WHAT THE TASK ASKS —
Copy out the listing that follows, exactly, without its pictures.

DATA LINES —
● ● ● ●

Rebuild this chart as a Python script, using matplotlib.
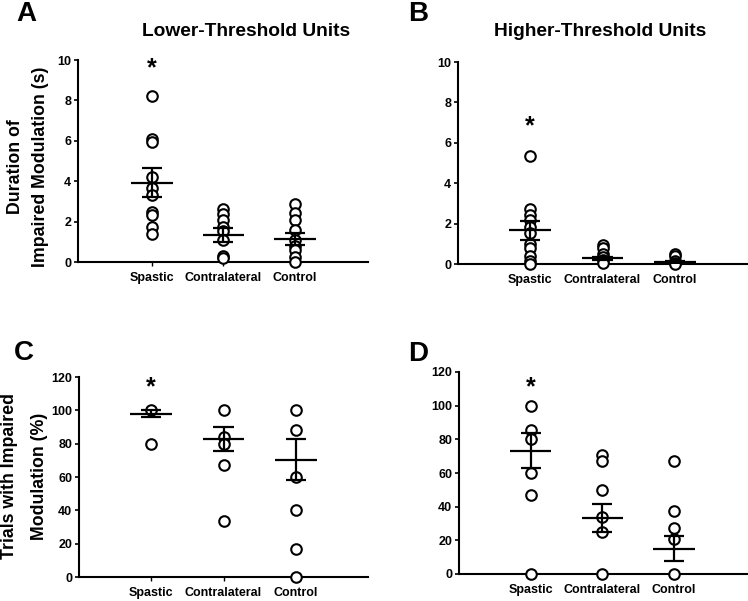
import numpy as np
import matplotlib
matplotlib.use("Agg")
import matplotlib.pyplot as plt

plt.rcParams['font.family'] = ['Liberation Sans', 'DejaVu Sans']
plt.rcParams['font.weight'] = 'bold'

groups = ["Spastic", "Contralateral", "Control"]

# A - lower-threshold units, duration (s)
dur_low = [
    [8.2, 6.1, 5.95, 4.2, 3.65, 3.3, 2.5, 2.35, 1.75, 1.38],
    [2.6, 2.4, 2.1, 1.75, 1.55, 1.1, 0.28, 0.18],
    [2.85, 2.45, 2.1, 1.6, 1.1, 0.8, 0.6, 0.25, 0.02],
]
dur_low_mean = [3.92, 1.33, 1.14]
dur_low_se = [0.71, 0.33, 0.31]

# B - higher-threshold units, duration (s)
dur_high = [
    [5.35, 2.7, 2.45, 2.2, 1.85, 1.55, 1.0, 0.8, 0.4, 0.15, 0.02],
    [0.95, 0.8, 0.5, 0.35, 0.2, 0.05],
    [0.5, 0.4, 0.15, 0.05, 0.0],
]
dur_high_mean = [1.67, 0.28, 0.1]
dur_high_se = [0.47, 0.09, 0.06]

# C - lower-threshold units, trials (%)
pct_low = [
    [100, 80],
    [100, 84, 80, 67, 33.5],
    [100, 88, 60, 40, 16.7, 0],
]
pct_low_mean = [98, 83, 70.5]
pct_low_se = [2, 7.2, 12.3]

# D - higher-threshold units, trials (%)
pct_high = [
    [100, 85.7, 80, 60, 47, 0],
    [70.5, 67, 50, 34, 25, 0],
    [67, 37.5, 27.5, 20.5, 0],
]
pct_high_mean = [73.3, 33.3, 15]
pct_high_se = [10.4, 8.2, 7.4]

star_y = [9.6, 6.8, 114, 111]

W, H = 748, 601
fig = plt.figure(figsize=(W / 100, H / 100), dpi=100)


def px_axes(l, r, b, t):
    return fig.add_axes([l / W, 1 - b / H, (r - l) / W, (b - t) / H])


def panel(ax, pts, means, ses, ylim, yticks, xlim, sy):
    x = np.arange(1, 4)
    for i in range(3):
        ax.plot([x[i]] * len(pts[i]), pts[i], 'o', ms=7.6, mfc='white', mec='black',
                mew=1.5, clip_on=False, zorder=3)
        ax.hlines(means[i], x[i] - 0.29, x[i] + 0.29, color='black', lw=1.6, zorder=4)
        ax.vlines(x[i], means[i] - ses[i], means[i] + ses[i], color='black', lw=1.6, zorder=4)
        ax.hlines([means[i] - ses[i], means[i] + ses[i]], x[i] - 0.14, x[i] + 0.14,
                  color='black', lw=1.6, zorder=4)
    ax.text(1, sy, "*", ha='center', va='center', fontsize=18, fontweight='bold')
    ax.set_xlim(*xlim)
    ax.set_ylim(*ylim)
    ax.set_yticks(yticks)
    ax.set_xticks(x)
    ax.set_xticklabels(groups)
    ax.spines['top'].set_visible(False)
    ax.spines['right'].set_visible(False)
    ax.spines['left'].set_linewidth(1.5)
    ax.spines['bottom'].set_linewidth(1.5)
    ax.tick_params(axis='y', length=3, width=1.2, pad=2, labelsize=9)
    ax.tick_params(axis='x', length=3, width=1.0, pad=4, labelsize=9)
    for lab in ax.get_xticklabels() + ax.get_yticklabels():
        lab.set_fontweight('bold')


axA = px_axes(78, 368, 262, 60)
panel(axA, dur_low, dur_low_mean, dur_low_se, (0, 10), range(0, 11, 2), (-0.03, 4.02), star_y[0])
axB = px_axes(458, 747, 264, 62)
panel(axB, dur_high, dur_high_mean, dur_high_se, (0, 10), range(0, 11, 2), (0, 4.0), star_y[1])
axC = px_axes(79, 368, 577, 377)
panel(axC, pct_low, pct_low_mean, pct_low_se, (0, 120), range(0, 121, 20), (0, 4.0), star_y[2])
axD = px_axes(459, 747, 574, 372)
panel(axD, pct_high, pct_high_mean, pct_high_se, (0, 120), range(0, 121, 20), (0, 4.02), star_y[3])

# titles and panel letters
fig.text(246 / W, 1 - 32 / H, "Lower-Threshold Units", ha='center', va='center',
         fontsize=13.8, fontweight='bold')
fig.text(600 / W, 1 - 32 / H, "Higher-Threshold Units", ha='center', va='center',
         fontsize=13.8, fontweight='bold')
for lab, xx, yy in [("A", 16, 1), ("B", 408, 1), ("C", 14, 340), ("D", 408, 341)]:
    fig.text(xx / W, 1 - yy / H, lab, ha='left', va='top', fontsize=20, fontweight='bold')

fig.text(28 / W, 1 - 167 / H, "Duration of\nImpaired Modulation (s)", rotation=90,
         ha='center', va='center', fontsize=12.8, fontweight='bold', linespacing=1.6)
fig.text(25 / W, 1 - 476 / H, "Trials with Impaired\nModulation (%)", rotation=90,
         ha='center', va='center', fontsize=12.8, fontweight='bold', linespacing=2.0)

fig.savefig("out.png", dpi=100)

● ● ● ●

ANSWER BELOW —
Rebuild this chart as a Python script, using matplotlib.
import numpy as np
import matplotlib
matplotlib.use("Agg")
import matplotlib.pyplot as plt

plt.rcParams['font.family'] = ['Liberation Sans', 'DejaVu Sans']
plt.rcParams['font.weight'] = 'bold'

groups = ["Spastic", "Contralateral", "Control"]

# A - lower-threshold units, duration (s)
dur_low = [
    [8.2, 6.1, 5.95, 4.2, 3.65, 3.3, 2.5, 2.35, 1.75, 1.38],
    [2.6, 2.4, 2.1, 1.75, 1.55, 1.1, 0.28, 0.18],
    [2.85, 2.45, 2.1, 1.6, 1.1, 0.8, 0.6, 0.25, 0.02],
]
dur_low_mean = [3.92, 1.33, 1.14]
dur_low_se = [0.71, 0.33, 0.31]

# B - higher-threshold units, duration (s)
dur_high = [
    [5.35, 2.7, 2.45, 2.2, 1.85, 1.55, 1.0, 0.8, 0.4, 0.15, 0.02],
    [0.95, 0.8, 0.5, 0.35, 0.2, 0.05],
    [0.5, 0.4, 0.15, 0.05, 0.0],
]
dur_high_mean = [1.67, 0.28, 0.1]
dur_high_se = [0.47, 0.09, 0.06]

# C - lower-threshold units, trials (%)
pct_low = [
    [100, 80],
    [100, 84, 80, 67, 33.5],
    [100, 88, 60, 40, 16.7, 0],
]
pct_low_mean = [98, 83, 70.5]
pct_low_se = [2, 7.2, 12.3]

# D - higher-threshold units, trials (%)
pct_high = [
    [100, 85.7, 80, 60, 47, 0],
    [70.5, 67, 50, 34, 25, 0],
    [67, 37.5, 27.5, 20.5, 0],
]
pct_high_mean = [73.3, 33.3, 15]
pct_high_se = [10.4, 8.2, 7.4]

star_y = [9.6, 6.8, 114, 111]

W, H = 748, 601
fig = plt.figure(figsize=(W / 100, H / 100), dpi=100)


def px_axes(l, r, b, t):
    return fig.add_axes([l / W, 1 - b / H, (r - l) / W, (b - t) / H])


def panel(ax, pts, means, ses, ylim, yticks, xlim, sy):
    x = np.arange(1, 4)
    for i in range(3):
        ax.plot([x[i]] * len(pts[i]), pts[i], 'o', ms=7.6, mfc='white', mec='black',
                mew=1.5, clip_on=False, zorder=3)
        ax.hlines(means[i], x[i] - 0.29, x[i] + 0.29, color='black', lw=1.6, zorder=4)
        ax.vlines(x[i], means[i] - ses[i], means[i] + ses[i], color='black', lw=1.6, zorder=4)
        ax.hlines([means[i] - ses[i], means[i] + ses[i]], x[i] - 0.14, x[i] + 0.14,
                  color='black', lw=1.6, zorder=4)
    ax.text(1, sy, "*", ha='center', va='center', fontsize=18, fontweight='bold')
    ax.set_xlim(*xlim)
    ax.set_ylim(*ylim)
    ax.set_yticks(yticks)
    ax.set_xticks(x)
    ax.set_xticklabels(groups)
    ax.spines['top'].set_visible(False)
    ax.spines['right'].set_visible(False)
    ax.spines['left'].set_linewidth(1.5)
    ax.spines['bottom'].set_linewidth(1.5)
    ax.tick_params(axis='y', length=3, width=1.2, pad=2, labelsize=9)
    ax.tick_params(axis='x', length=3, width=1.0, pad=4, labelsize=9)
    for lab in ax.get_xticklabels() + ax.get_yticklabels():
        lab.set_fontweight('bold')


axA = px_axes(78, 368, 262, 60)
panel(axA, dur_low, dur_low_mean, dur_low_se, (0, 10), range(0, 11, 2), (-0.03, 4.02), star_y[0])
axB = px_axes(458, 747, 264, 62)
panel(axB, dur_high, dur_high_mean, dur_high_se, (0, 10), range(0, 11, 2), (0, 4.0), star_y[1])
axC = px_axes(79, 368, 577, 377)
panel(axC, pct_low, pct_low_mean, pct_low_se, (0, 120), range(0, 121, 20), (0, 4.0), star_y[2])
axD = px_axes(459, 747, 574, 372)
panel(axD, pct_high, pct_high_mean, pct_high_se, (0, 120), range(0, 121, 20), (0, 4.02), star_y[3])

# titles and panel letters
fig.text(246 / W, 1 - 32 / H, "Lower-Threshold Units", ha='center', va='center',
         fontsize=13.8, fontweight='bold')
fig.text(600 / W, 1 - 32 / H, "Higher-Threshold Units", ha='center', va='center',
         fontsize=13.8, fontweight='bold')
for lab, xx, yy in [("A", 16, 1), ("B", 408, 1), ("C", 14, 340), ("D", 408, 341)]:
    fig.text(xx / W, 1 - yy / H, lab, ha='left', va='top', fontsize=20, fontweight='bold')

fig.text(28 / W, 1 - 167 / H, "Duration of\nImpaired Modulation (s)", rotation=90,
         ha='center', va='center', fontsize=12.8, fontweight='bold', linespacing=1.6)
fig.text(25 / W, 1 - 476 / H, "Trials with Impaired\nModulation (%)", rotation=90,
         ha='center', va='center', fontsize=12.8, fontweight='bold', linespacing=2.0)

fig.savefig("out.png", dpi=100)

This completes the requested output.